Examine a dataset with missing data and determine the likely mechanism (MCAR, MAR, MNAR) by exploring patterns and relationships between missing status and observed variables.
Missing data can be ignored if the sample size is large enough (actually, bias from missing data depends on the mechanism, not sample size). Listwise deletion is appropriate because it uses only complete cases (actually, listwise deletion can introduce bias and reduces power unless data are MCAR).
Missing data is not just an inconvenience — it is a measurement and inference problem that, if handled naively, can systematically distort your conclusions. From your work on inferential statistics, you know that valid inference requires your observed sample to represent the target population. When data are missing, you no longer have a clean random sample; you have a sample shaped by a process that determined who or what is missing. Understanding that process — the missingness mechanism — is the essential first step, because the right remedy depends entirely on why data are absent.
The three mechanisms form a hierarchy of seriousness. Missing Completely At Random (MCAR) means the probability of a value being missing is unrelated to anything — not to the variable itself, not to any other measured variable. A participant's questionnaire page getting coffee spilled on it is MCAR. Under MCAR, your complete cases are a random subset of your intended sample, and simple deletion methods (listwise, pairwise) produce unbiased estimates — just with reduced power. Missing At Random (MAR) is more subtle: missingness is related to other *observed* variables in the dataset, but not to the unobserved missing values themselves. Women in a survey might be less likely to report income, but if you can model who is missing income based on other observed variables (gender, education, age), the missingness is "explainable" by things you've measured. Under MAR, sophisticated methods can recover unbiased estimates. Missing Not At Random (MNAR) is the hardest case: missingness is related to the missing value itself. Depressed individuals are less likely to complete depression measures precisely because of their depression. No statistical method can fully correct for MNAR without additional assumptions or external data.
Listwise deletion — dropping any case with any missing value — is the default in most software and the most commonly misused approach. Under MCAR it gives unbiased (but underpowered) results. Under MAR or MNAR it introduces selection bias: your "complete case" sample is systematically different from the intended sample in ways that distort your estimates. Imagine a longitudinal study where participants with worsening symptoms are most likely to drop out. Your remaining sample of "completers" will look healthier than the true population, biasing outcome estimates downward. This isn't a statistical technicality — it's a substantive distortion of your research conclusions.
Multiple imputation (MI) addresses this by replacing each missing value not with a single number but with a set of plausible values drawn from a distribution estimated from observed data. Running analyses on multiple completed datasets and combining results using Rubin's rules propagates the uncertainty from the imputation into your final estimates, producing correct standard errors. Full information maximum likelihood (FIML) takes a different approach: instead of filling in missing values, it uses all observed information to estimate model parameters directly, including cases with partial data. Under MAR, both MI and FIML produce valid inferences. Under MNAR, both are biased — and so is any other method — but MI and FIML typically produce *less* biased estimates than listwise deletion, making them the preferred default.

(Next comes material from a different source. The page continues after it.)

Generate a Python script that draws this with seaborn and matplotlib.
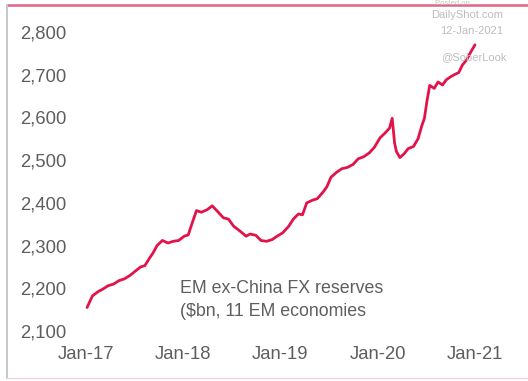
import matplotlib
matplotlib.use("Agg")
import matplotlib.pyplot as plt
from matplotlib.lines import Line2D
import pandas as pd
import seaborn as sns

# EM ex-China FX reserves, $bn
dates = [
    "2017-01-05", "2017-01-25", "2017-02-15", "2017-03-05", "2017-03-25", "2017-04-15",
    "2017-05-05", "2017-05-25", "2017-06-15", "2017-07-05", "2017-07-25", "2017-08-10",
    "2017-08-25", "2017-09-10", "2017-09-25", "2017-10-15", "2017-11-05", "2017-11-25",
    "2017-12-15", "2018-01-05", "2018-01-20", "2018-02-05", "2018-02-20", "2018-03-10",
    "2018-04-01", "2018-04-20", "2018-05-10", "2018-06-01", "2018-06-20", "2018-07-10",
    "2018-07-25", "2018-08-10", "2018-08-25", "2018-09-10", "2018-10-01", "2018-10-20",
    "2018-11-10", "2018-12-01", "2018-12-20", "2019-01-10", "2019-02-01", "2019-02-20",
    "2019-03-10", "2019-03-25", "2019-04-10", "2019-05-01", "2019-05-20", "2019-06-10",
    "2019-06-25", "2019-07-10", "2019-08-01", "2019-08-20", "2019-09-10", "2019-10-01",
    "2019-10-20", "2019-11-10", "2019-12-01", "2019-12-20", "2020-01-10", "2020-01-30",
    "2020-02-15", "2020-02-25", "2020-03-05", "2020-03-12", "2020-03-25", "2020-04-10",
    "2020-04-25", "2020-05-15", "2020-06-01", "2020-06-15", "2020-06-25", "2020-07-05",
    "2020-07-15", "2020-08-01", "2020-08-15", "2020-09-01", "2020-09-15", "2020-10-01",
    "2020-10-15", "2020-11-01", "2020-11-15", "2020-12-01", "2020-12-15", "2021-01-01",
]
reserves = [
    2155, 2182, 2192, 2198, 2206, 2210, 2218, 2222, 2230, 2240, 2250, 2253,
    2268, 2283, 2300, 2312, 2306, 2310, 2312, 2322, 2325, 2355, 2382, 2378,
    2384, 2393, 2380, 2365, 2362, 2345, 2338, 2330, 2322, 2327, 2324, 2312,
    2310, 2314, 2322, 2330, 2345, 2363, 2374, 2372, 2400, 2406, 2410, 2425,
    2438, 2460, 2472, 2480, 2483, 2490, 2503, 2508, 2517, 2530, 2552, 2564,
    2575, 2598, 2540, 2520, 2506, 2515, 2527, 2532, 2550, 2580, 2598, 2640,
    2675, 2668, 2683, 2676, 2688, 2695, 2700, 2705, 2723, 2735, 2752, 2770,
]
y_ticks = [2100, 2200, 2300, 2400, 2500, 2600, 2700, 2800]
x_ticks = ["2017-01-01", "2018-01-01", "2019-01-01", "2020-01-01", "2021-01-01"]
x_labels = ["Jan-17", "Jan-18", "Jan-19", "Jan-20", "Jan-21"]

df = pd.DataFrame({"date": pd.to_datetime(dates), "reserves": reserves})

sns.set_style("white")
plt.rcParams["font.family"] = ["Liberation Sans", "DejaVu Sans"]

W, H = 528, 381
fig = plt.figure(figsize=(W / 100, H / 100), dpi=100)
fig.patch.set_facecolor("white")

# plotting area spans the first and last tick labels
ax = fig.add_axes([86 / W, (H - 331) / H, (475 - 86) / W, (331 - 32) / H])
sns.lineplot(data=df, x="date", y="reserves", ax=ax, color="#e3134a",
             linewidth=2.0, clip_on=False)

ax.set_xlim(pd.Timestamp(x_ticks[0]), pd.Timestamp(x_ticks[-1]))
ax.set_ylim(y_ticks[0], y_ticks[-1])
ax.set_yticks(y_ticks)
ax.set_yticklabels([f"{v:,}" for v in y_ticks])
ax.set_xticks(pd.to_datetime(x_ticks))
ax.set_xticklabels(x_labels)
ax.set_xlabel("")
ax.set_ylabel("")
for s in ax.spines.values():
    s.set_visible(False)
ax.tick_params(axis="y", length=0, pad=14, labelsize=13.3, labelcolor="#5e5e5e")
ax.tick_params(axis="x", length=0, pad=11, labelsize=13.3, labelcolor="#5e5e5e")
ax.patch.set_alpha(0)

# caption inside the chart
fig.text(180 / W, (H - 300) / H, "EM ex-China FX reserves\n($bn, 11 EM economies",
         fontsize=12.8, color="#5e5e5e", ha="left", va="center", linespacing=1.45)

# source stamp
stamp = dict(fontsize=8, color="#bdbdbd", ha="right", va="center")
fig.text(470 / W, 1.0, "Posted on", fontsize=5.5, color="#c4c4c4", ha="right", va="top")
fig.text(503 / W, (H - 15) / H, "DailyShot.com", **stamp)
fig.text(503 / W, (H - 31) / H, "12-Jan-2021", **stamp)
fig.text(507 / W, (H - 57) / H, "@SoberLook", **stamp)

# frame lines
fig.add_artist(Line2D([7 / W, 1], [(H - 5) / H, (H - 5) / H], transform=fig.transFigure,
                      color="#df6383", linewidth=1.8))
fig.add_artist(Line2D([7 / W, 7 / W], [(H - 5) / H, 3 / H], transform=fig.transFigure,
                      color="#c8c8c8", linewidth=1.4))
fig.add_artist(Line2D([7 / W, 1], [3 / H, 3 / H], transform=fig.transFigure,
                      color="#f3d4d8", linewidth=1.0))

fig.savefig("out.png", dpi=100, facecolor="white")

The practical workflow starts with diagnosing the mechanism: examine whether missingness correlates with observed variables (test MCAR formally with Little's test, explore MAR patterns by regressing missingness indicators on observed covariates). Then choose your method accordingly — and always report how you handled missing data so readers can evaluate the validity threat. The key mindset shift is treating missing data as a data quality issue to be modeled, not a nuisance to be removed. A dataset with 30% missing data handled thoughtfully via MI can yield more valid conclusions than a "complete" dataset where missingness was ignored.